Where states’ rights activists can give in an effort to support a broader set of goals:
- Even the most ardent localists acknowledge the pricicipal within a hierarchy of goals (enterprise goals > unit goals > team goals > personal goals). Local leaders and practitioners can go out of their way to demonstrate their faith in leadership by going the extra mile to find and generate goal alignment that drives benefits to more than one organizational unit (i.e., a stance of, “We’ve prioritized local remediation in this one area because it helps our business unit meet some secondary objectives,” invites less opposition if it’s demonstrably linked to the broader set of enterprise goals.
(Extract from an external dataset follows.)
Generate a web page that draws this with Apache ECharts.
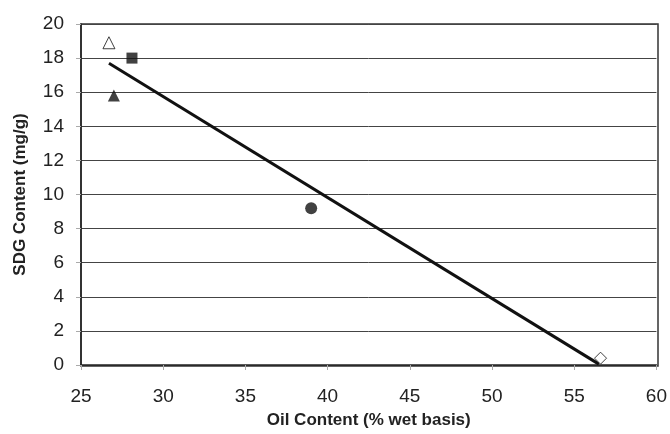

- Assuming room for innovation and continuous improvement is met with tolerance, local leaders and practitioners can make themselves beyond reproach by ensuring goal priorities have been kept in mind and also focusing improvements that have limited to no impact outside of their local responsibility (i.e., a local development push to a microservice architecture can have deep impacts to a centralized operations unit without a diligent effort to manufacture a mature operational capability).
- Find ways to drive local improvement communications up to broader system owners in an effort to facilitate collaboration and longer-term planning (i.e., a message of, “Business unit x has developed a new solution for y,” raises a lot less concern when it’s paired with a statement of, “… and the teams acted responsibly by collaborating with the enterprise team responsible for keeping our long-term efforts here aligned with a consensus road map.”
When deference and forbearance meet, graceful and elegant solutions emerge and ultimately harmony is preserved. If only more people understood that the adversarial noise in between us is more harmful than either minor deviance, or momentary ambiguity.